> [TASK DIRECTIONS] Extract word for word the lines of the listing from its start to the line holding "(int) at (399,426)", both ends kept; pictures are not part of the copy.

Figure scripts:
- - - -

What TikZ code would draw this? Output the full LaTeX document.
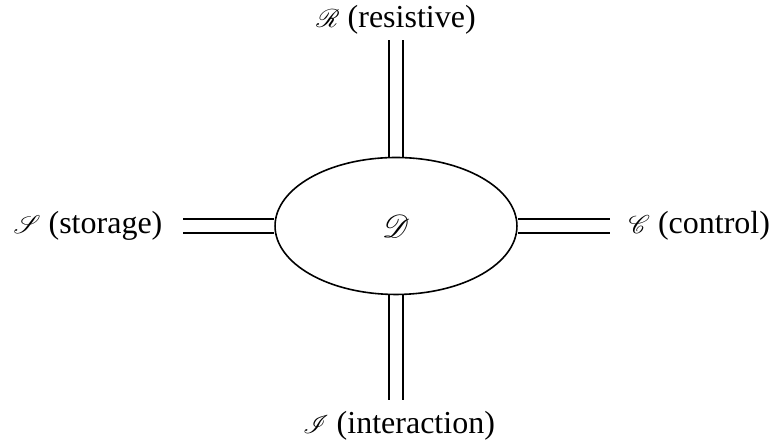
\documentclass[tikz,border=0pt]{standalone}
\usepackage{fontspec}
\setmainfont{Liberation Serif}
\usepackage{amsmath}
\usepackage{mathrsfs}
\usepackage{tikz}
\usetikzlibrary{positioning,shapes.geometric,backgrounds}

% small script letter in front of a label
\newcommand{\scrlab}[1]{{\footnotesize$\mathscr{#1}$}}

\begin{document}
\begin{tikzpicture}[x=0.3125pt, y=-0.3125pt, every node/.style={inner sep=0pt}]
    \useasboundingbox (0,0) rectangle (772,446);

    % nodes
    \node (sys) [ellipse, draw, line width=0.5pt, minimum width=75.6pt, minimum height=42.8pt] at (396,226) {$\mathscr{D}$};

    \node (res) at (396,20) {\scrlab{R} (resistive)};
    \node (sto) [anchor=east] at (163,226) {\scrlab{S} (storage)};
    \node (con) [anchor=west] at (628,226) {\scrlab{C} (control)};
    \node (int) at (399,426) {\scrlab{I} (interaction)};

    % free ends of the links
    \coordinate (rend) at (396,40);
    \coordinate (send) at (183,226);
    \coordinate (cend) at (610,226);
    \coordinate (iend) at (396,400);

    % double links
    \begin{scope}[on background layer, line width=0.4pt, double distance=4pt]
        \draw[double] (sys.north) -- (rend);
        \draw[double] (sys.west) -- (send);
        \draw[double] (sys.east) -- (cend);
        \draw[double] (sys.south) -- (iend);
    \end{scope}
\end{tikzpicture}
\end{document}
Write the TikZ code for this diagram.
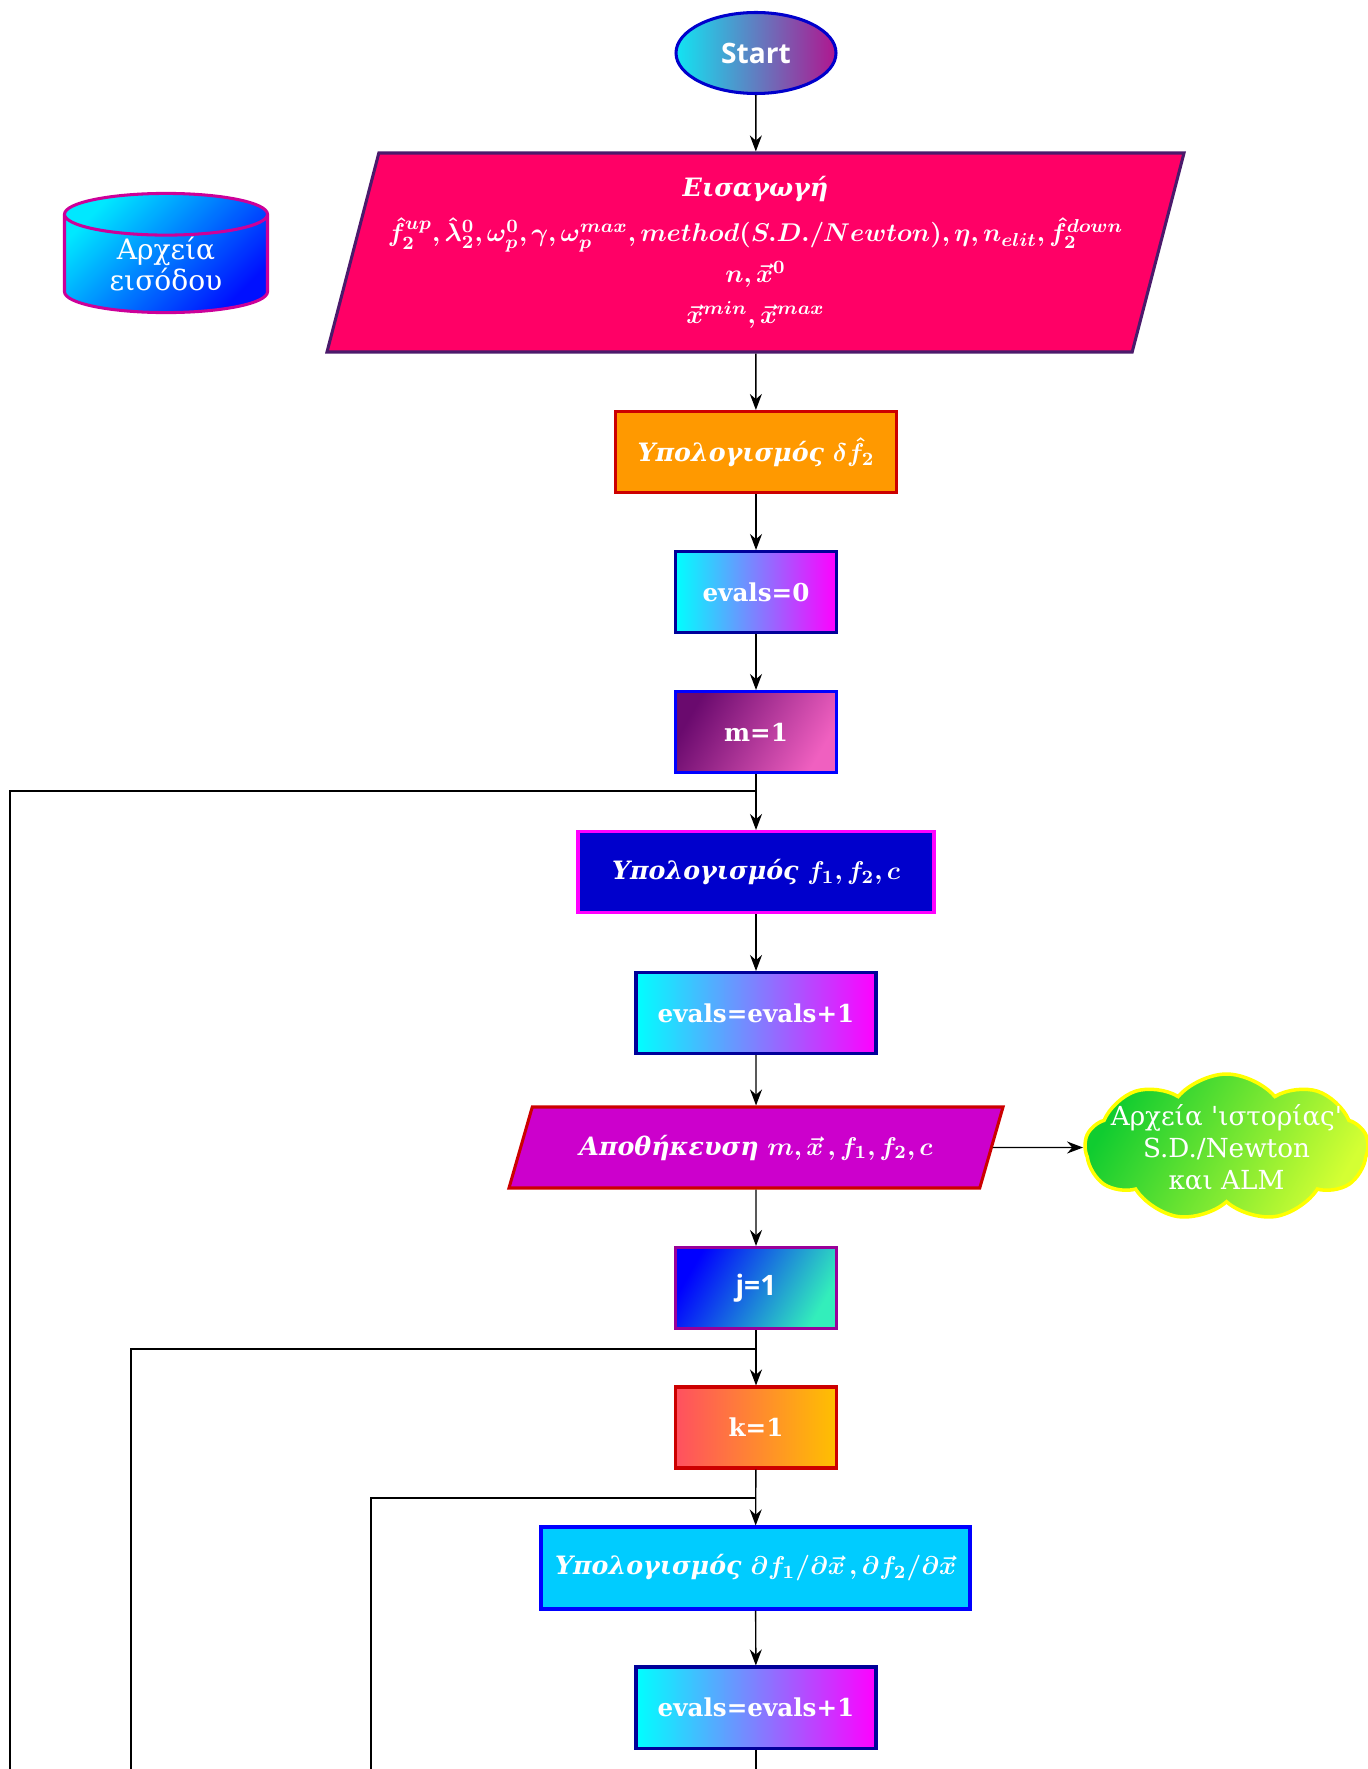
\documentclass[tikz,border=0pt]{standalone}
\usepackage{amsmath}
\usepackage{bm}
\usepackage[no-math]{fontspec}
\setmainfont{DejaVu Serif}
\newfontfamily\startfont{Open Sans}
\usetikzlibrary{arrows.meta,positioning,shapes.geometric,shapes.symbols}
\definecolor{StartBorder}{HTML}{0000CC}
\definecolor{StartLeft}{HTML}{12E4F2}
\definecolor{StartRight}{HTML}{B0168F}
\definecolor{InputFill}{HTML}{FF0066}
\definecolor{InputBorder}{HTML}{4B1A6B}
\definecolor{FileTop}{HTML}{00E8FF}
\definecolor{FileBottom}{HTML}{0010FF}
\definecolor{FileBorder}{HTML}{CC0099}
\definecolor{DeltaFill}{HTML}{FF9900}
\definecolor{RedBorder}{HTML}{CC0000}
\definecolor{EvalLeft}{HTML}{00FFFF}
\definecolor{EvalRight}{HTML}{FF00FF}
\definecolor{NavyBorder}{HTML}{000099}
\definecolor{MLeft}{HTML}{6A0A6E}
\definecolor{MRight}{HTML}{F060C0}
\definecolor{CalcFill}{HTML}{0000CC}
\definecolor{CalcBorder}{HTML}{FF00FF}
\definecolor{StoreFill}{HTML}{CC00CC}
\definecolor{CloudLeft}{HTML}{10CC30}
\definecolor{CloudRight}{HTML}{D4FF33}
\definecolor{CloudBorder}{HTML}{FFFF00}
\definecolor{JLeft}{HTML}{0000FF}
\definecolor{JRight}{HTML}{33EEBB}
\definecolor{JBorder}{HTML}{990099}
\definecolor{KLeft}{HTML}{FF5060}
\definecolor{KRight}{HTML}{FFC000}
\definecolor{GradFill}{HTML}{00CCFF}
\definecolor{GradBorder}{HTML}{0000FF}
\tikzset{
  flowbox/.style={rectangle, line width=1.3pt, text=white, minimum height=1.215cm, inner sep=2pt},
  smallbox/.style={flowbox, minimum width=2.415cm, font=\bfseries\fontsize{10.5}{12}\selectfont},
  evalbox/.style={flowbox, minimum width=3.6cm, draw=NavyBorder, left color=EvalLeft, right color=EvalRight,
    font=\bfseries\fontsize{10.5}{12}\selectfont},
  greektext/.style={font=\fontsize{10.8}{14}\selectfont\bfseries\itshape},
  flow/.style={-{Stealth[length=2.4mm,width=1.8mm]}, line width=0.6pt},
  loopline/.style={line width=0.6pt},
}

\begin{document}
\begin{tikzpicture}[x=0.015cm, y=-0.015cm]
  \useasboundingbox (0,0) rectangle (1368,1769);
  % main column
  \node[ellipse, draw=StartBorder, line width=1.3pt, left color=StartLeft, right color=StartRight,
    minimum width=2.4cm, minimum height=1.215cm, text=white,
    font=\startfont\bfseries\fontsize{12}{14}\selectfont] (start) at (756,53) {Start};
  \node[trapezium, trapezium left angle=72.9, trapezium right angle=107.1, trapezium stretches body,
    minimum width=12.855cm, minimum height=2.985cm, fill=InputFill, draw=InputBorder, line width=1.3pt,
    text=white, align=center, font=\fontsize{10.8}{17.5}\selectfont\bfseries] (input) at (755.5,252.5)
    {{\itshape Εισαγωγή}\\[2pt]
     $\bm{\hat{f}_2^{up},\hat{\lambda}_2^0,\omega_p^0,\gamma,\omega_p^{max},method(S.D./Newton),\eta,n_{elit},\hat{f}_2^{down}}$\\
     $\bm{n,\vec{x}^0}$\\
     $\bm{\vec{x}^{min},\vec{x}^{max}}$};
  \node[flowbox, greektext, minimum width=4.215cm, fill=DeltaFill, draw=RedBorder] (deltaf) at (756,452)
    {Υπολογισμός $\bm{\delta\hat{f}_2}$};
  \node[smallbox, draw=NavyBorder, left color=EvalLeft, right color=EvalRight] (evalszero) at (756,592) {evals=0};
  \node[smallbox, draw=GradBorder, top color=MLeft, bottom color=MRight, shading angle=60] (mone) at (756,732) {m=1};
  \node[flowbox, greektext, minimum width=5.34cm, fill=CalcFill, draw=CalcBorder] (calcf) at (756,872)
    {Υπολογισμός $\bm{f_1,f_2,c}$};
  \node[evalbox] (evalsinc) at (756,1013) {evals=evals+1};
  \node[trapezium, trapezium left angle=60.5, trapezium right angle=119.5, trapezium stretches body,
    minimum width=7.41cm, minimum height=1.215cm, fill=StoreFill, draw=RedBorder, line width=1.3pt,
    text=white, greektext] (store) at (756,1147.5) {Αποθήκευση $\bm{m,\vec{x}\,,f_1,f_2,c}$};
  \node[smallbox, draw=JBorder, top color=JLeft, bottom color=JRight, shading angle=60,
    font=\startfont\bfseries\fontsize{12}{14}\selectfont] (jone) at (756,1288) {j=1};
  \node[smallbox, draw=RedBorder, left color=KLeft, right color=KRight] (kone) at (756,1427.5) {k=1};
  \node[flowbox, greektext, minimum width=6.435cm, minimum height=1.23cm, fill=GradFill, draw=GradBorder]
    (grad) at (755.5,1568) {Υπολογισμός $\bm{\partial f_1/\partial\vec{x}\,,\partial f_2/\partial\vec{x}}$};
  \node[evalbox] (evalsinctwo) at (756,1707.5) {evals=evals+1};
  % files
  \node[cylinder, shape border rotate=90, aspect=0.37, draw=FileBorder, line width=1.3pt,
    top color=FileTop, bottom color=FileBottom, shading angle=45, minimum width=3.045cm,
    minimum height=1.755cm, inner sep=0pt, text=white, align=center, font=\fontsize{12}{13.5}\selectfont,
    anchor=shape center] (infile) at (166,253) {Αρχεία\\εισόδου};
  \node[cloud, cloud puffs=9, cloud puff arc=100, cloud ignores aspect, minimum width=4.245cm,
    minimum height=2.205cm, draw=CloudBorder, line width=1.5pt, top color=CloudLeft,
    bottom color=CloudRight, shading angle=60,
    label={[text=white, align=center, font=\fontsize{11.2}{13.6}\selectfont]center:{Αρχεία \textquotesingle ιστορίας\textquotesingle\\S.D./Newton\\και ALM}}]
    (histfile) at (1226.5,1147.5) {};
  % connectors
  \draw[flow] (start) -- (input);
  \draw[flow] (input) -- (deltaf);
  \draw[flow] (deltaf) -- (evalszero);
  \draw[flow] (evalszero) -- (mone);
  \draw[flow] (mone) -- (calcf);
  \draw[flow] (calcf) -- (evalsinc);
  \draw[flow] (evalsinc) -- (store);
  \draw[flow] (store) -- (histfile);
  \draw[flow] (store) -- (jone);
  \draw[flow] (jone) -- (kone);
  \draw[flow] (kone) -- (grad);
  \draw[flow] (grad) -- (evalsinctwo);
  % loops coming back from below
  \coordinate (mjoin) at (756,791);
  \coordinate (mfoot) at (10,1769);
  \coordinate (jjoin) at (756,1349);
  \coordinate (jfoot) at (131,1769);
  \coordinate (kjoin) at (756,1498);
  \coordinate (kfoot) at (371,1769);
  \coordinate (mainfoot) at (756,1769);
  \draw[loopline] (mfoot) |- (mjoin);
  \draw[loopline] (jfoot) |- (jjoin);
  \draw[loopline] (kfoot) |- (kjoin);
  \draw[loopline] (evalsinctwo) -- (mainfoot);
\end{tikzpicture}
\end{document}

- - - -

> [ANSWER TO THIS EXERCISE]
What TikZ code would draw this? Output the full LaTeX document.
\documentclass[tikz,border=0pt]{standalone}
\usepackage{fontspec}
\setmainfont{Liberation Serif}
\usepackage{amsmath}
\usepackage{mathrsfs}
\usepackage{tikz}
\usetikzlibrary{positioning,shapes.geometric,backgrounds}

% small script letter in front of a label
\newcommand{\scrlab}[1]{{\footnotesize$\mathscr{#1}$}}

\begin{document}
\begin{tikzpicture}[x=0.3125pt, y=-0.3125pt, every node/.style={inner sep=0pt}]
    \useasboundingbox (0,0) rectangle (772,446);

    % nodes
    \node (sys) [ellipse, draw, line width=0.5pt, minimum width=75.6pt, minimum height=42.8pt] at (396,226) {$\mathscr{D}$};

    \node (res) at (396,20) {\scrlab{R} (resistive)};
    \node (sto) [anchor=east] at (163,226) {\scrlab{S} (storage)};
    \node (con) [anchor=west] at (628,226) {\scrlab{C} (control)};
    \node (int) at (399,426) {\scrlab{I} (interaction)};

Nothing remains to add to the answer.